Liberty Park is a private park in Los Angeles, CA. It is located on Wilshire Boulevard in the Koreatown Neighborhood. It is now considered a L.A. City Cultural Monument.

==History==
The park was created when the Mitchell Family of Beneficial Insurance Group developed the lot between Oxford and Serrano Avenues at 3700 Wilshire Boulevard with an 11-story building in 1967. It became their headquarters named Beneficial Plaza, now renamed Wilshire Park Place. The building was set back, away from Wilshire blvd creating a half-acre park facing Wilshire boulevard as open green space.

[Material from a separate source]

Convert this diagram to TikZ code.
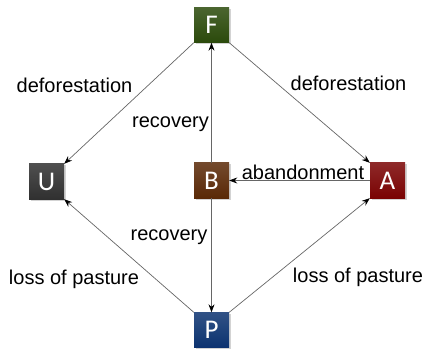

The park become a city Historical Monument as the lot owners wanted to replace the park with a 36-story residential tower. Due to neighborhood opposition, the Los Angeles City council issued the landmark status in March 2018. The park is a popular gathering site in Los Angeles. Festivals, street markets and recently has become a popular viewing area / public Square for World Cup matches, specifically for Korean Americans as Radio Korea (Los Angeles)|Radio Korea is headquartered at Wilshire Park Place building.

==Description==
The park is a half acre grass field. The southern end has a stairs leading up to a stage like enclave to the Wilshire Place Plaza building. The site has various pine trees and seating benches on the north corners. The park is adjacent to the Wiltern Theater and Metros purple line on the west. Access is available thru the Wilshire/Western D Line station. On the east, it's adjacent to the Wilshire Boulevard Temple. Various consulates surround the park, including Taiwan, Bolivia, Indonesia, and Ecuador, among others.